MONTGOMERY, Ala. (AP) — After months of low vaccine demand, Alabama is seeing an uptick in the number of people getting inoculated against COVID-19 as the state experiences a surge of cases and a sharp rise in hospitalizations.
Beginning on July 22, the number of daily vaccinations rose to more than 10,000 on most days for the first time since May. The state delivered 16,639 doses on July 30, compared to 7,144 on June 30.
“Some people are getting the message,” Dr. Jeremy Rogers, an emergency room physician and director of clinical services at Grandview Medical Center, told reporters Wednesday. “We need a lot more people to get the message to get vaccinated to prevent the continued spread of COVID-19.”
Health officials have expressed concern about the recent spike in cases, fueled by the rapidly spreading delta variant and the state’s low vaccination rate.

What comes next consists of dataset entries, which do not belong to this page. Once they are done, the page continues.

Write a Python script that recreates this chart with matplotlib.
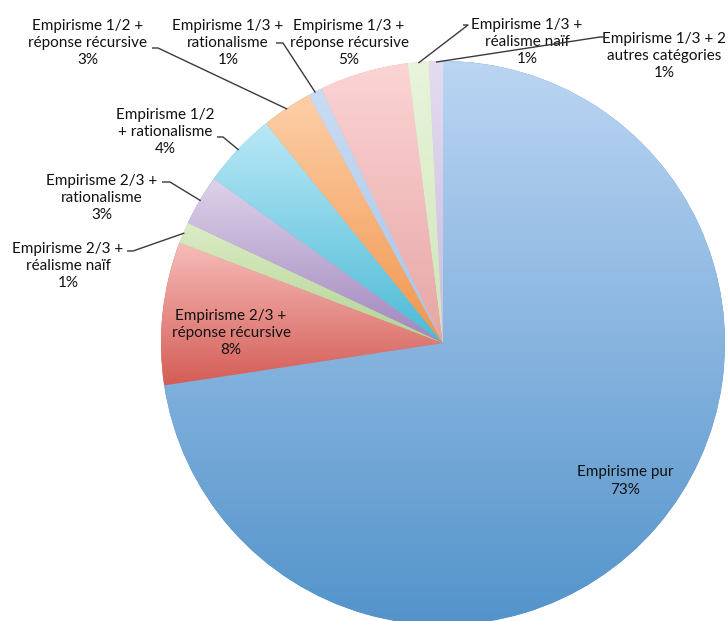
import numpy as np
from matplotlib import pyplot as plt
from matplotlib.colors import LinearSegmentedColormap

# slices, clockwise from 12 o'clock
labels = ["Empirisme pur",
          "Empirisme 2/3 +\nréponse récursive",
          "Empirisme 2/3 +\nréalisme naïf",
          "Empirisme 2/3 +\nrationalisme",
          "Empirisme 1/2\n+ rationalisme",
          "Empirisme 1/2 +\nréponse récursive",
          "Empirisme 1/3 +\nrationalisme",
          "Empirisme 1/3 +\nréponse récursive",
          "Empirisme 1/3 +\nréalisme naïf",
          "Empirisme 1/3 + 2\nautres catégories"]
values = [72.6, 8.2, 1.2, 2.9, 4.3, 2.9, 0.8, 5.1, 1.2, 0.8]
pct_labels = ["73%", "8%", "1%", "3%", "4%", "3%", "1%", "5%", "1%", "1%"]

# gradient colours (top, bottom) per slice
tops = ["#bbd5f3", "#f7bdba", "#dcecc6", "#ddd2ea", "#b9e8f7",
        "#fdcfa8", "#cadcf3", "#fcd4d4", "#e9f4dc", "#e4dcf0"]
bottoms = ["#5293ca", "#d45d56", "#b2d393", "#a086bd", "#4cbad5",
           "#f1954c", "#a6c3e8", "#e6a5a5", "#cfe5b5", "#c9bbe0"]

W, H = 728, 621
CX, CY, R = 443, 343, 282   # pixel position of the pie, y from the top

fig = plt.figure(figsize=(W / 100, H / 100), dpi=100)
ax = fig.add_axes([0, 0, 1, 1])

wedges, _ = ax.pie(values, startangle=90, counterclock=False,
                   center=(CX, H - CY), radius=R,
                   colors=bottoms, wedgeprops=dict(linewidth=0))

# vertical gradient in every wedge, light on top, darker at the bottom
grad = np.linspace(0, 1, 256).reshape(-1, 1)
for w, top, bot in zip(wedges, tops, bottoms):
    v = w.get_path().vertices
    x0, y0 = v.min(axis=0)
    x1, y1 = v.max(axis=0)
    cmap = LinearSegmentedColormap.from_list("g", [bot, top])
    im = ax.imshow(grad, cmap=cmap, origin="lower", aspect="auto",
                   extent=(x0, x1, y0, y1), zorder=w.get_zorder() + 0.1,
                   interpolation="bilinear")
    im.set_clip_path(w)

font = dict(family=["Lato", "DejaVu Sans"], fontsize=11, color="#111111",
            ha="center", va="center", linespacing=1.3, zorder=5)

# text centre (px from top-left) and leader start for each label
text_pos = [(625, 481), (231, 333), (68, 266), (102, 198), (165, 132),
            (88, 43), (228, 43), (349, 43), (527, 42), (664, 56)]
leader = [None, None,
          (127, 251, 133), (162, 182, 170), (217, 137, 223),
          (152, 48, 158), (276, 43, 283), None,
          (463, 25, 468), (605, 37, 600)]

for i, (w, lab, pct) in enumerate(zip(wedges, labels, pct_labels)):
    tx, ty = text_pos[i]
    ax.text(tx, H - ty, lab + "\n" + pct, **font)
    if leader[i] is None:
        continue
    sx, sy, kx = leader[i]
    mid = np.deg2rad((w.theta1 + w.theta2) / 2)
    ex = CX + (R - 1) * np.cos(mid)
    ey = (H - CY) + (R - 1) * np.sin(mid)
    ax.plot([sx, kx, ex], [H - sy, H - sy, ey], color="#3a3a3a",
            lw=1.0, zorder=6, solid_capstyle="butt")

ax.set_xlim(0, W)
ax.set_ylim(0, H)
ax.set_axis_off()

fig.savefig("out.png", dpi=100)
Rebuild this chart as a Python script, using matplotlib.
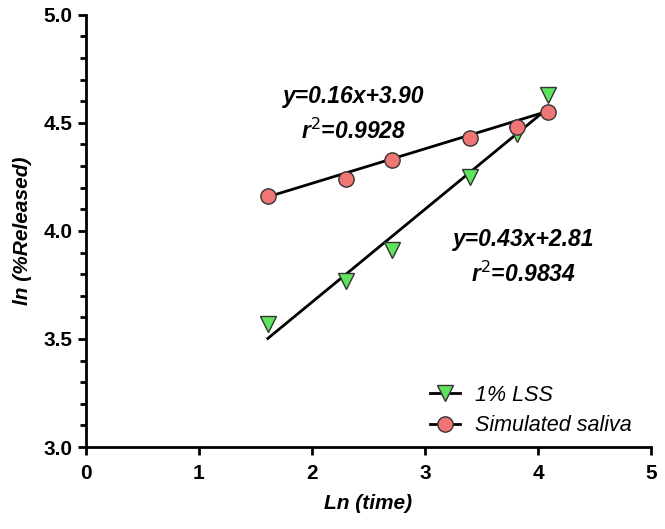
import numpy as np
import matplotlib.pyplot as plt
from matplotlib.ticker import MultipleLocator

plt.rcParams['font.family'] = ['Liberation Sans', 'DejaVu Sans']

# ln(time) values and ln(% released) for both media
ln_time = [1.61, 2.30, 2.71, 3.40, 3.81, 4.09]
lss = [3.57, 3.77, 3.91, 4.25, 4.45, 4.63]
saliva = [4.16, 4.24, 4.33, 4.43, 4.48, 4.55]

# fitted lines as printed on the chart
fit_lss = (0.43, 2.81, '0.9834')
fit_saliva = (0.16, 3.90, '0.9928')

fig = plt.figure(figsize=(6.65, 5.29), dpi=100)
ax = fig.add_axes([0.129, 0.155, 0.850, 0.817])

xf = np.array([min(ln_time), max(ln_time)])
ax.plot(xf, fit_lss[0] * xf + fit_lss[1], color='black', lw=2, zorder=2)
ax.plot(xf, fit_saliva[0] * xf + fit_saliva[1], color='black', lw=2, zorder=2)

ax.plot(ln_time, lss, 'v', ms=11, mfc='#5ee35e', mec='#333333', mew=1, zorder=3)
ax.plot(ln_time, saliva, 'o', ms=11, mfc='#f07575', mec='#333333', mew=1, zorder=3)

# legend proxies: line through marker
ax.plot([], [], 'v-', color='black', lw=2, ms=11, mfc='#5ee35e', mec='#333333', mew=1, label='1% LSS')
ax.plot([], [], 'o-', color='black', lw=2, ms=11, mfc='#f07575', mec='#333333', mew=1, label='Simulated saliva')
leg = ax.legend(loc='lower right', frameon=False, prop={'style': 'italic', 'size': 15.5},
                handlelength=1.4, handletextpad=0.7, bbox_to_anchor=(1.0, -0.02), labelspacing=0.45)

afont = dict(fontsize=16.5, fontweight='bold', style='italic', ha='center', va='center')
ax.text(2.37, 4.62, f'y={fit_saliva[0]:.2f}x+{fit_saliva[1]:.2f}', **afont)
ax.text(2.37, 4.46, f'r$^{{2}}$={fit_saliva[2]}', **afont)
ax.text(3.87, 3.96, f'y={fit_lss[0]:.2f}x+{fit_lss[1]:.2f}', **afont)
ax.text(3.87, 3.80, f'r$^{{2}}$={fit_lss[2]}', **afont)

ax.set_xlim(0, 5)
ax.set_ylim(3.0, 5.0)
ax.xaxis.set_major_locator(MultipleLocator(1))
ax.yaxis.set_major_locator(MultipleLocator(0.5))
ax.yaxis.set_minor_locator(MultipleLocator(0.1))
ax.yaxis.set_major_formatter(lambda v, p: f'{v:.1f}')

for s in ['top', 'right']:
    ax.spines[s].set_visible(False)
for s in ['left', 'bottom']:
    ax.spines[s].set_linewidth(2)
ax.tick_params(which='major', length=6, width=2, labelsize=15)
ax.tick_params(axis='x', pad=6)
ax.tick_params(which='minor', length=4, width=2)
for lab in ax.get_xticklabels() + ax.get_yticklabels():
    lab.set_fontweight('bold')

ax.set_xlabel('Ln (time)', fontsize=15, fontweight='bold', style='italic', labelpad=8)
ax.set_ylabel('ln (%Released)', fontsize=15, fontweight='bold', style='italic', labelpad=8)

fig.savefig('out.png', dpi=100)
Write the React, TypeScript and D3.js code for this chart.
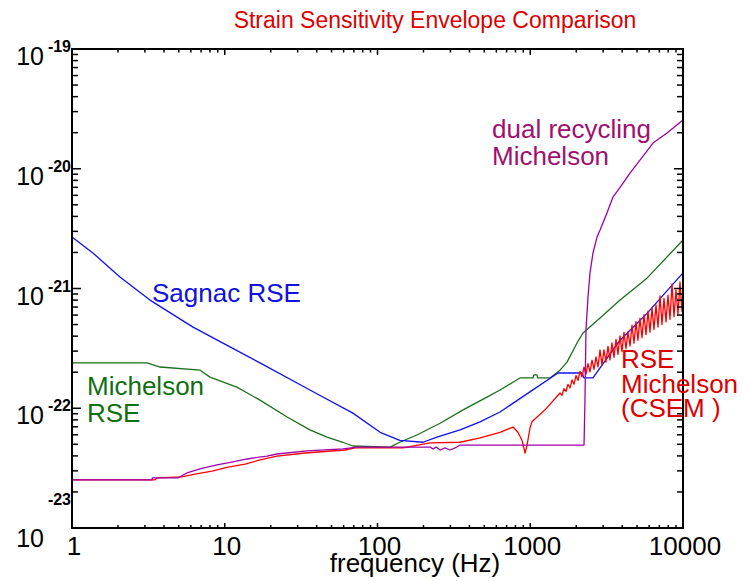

The number of COVID-19 patients in the state’s hospitals jumped from 213 on July 4 to 1,848 Thursday, according to the Alabama Department of Public Health.
“The most important thing we can do right now is to get vaccinated as soon as possible,” Dr. Mark Wilson, health officer for the Jefferson County Department of Health, said Wednesday.
The current hospitalization numbers are far lower than the 3,000 recorded at the peak of the pandemic in January. Health officials have expressed concern about the steep upward trend, however.
Heather Lindsey, who got the shot Wednesday along with her husband and son, told al.com that she had been hesitant because the vaccine has yet to get full approval from the U.S. Food and Drug Administration. But her daughter, a nurse at Thomas Hospital, persuaded her to do it.
School superintendents in Alabama’s Black Belt region on Thursday encouraged all eligible students to get vaccinated.
“It is critical to have safe face-to-face instruction this school year,” Greene County Superintendent Dr. Corey Jones said in a statement. The more students and teachers get vaccinated, the better the schools will be protected, Jones said.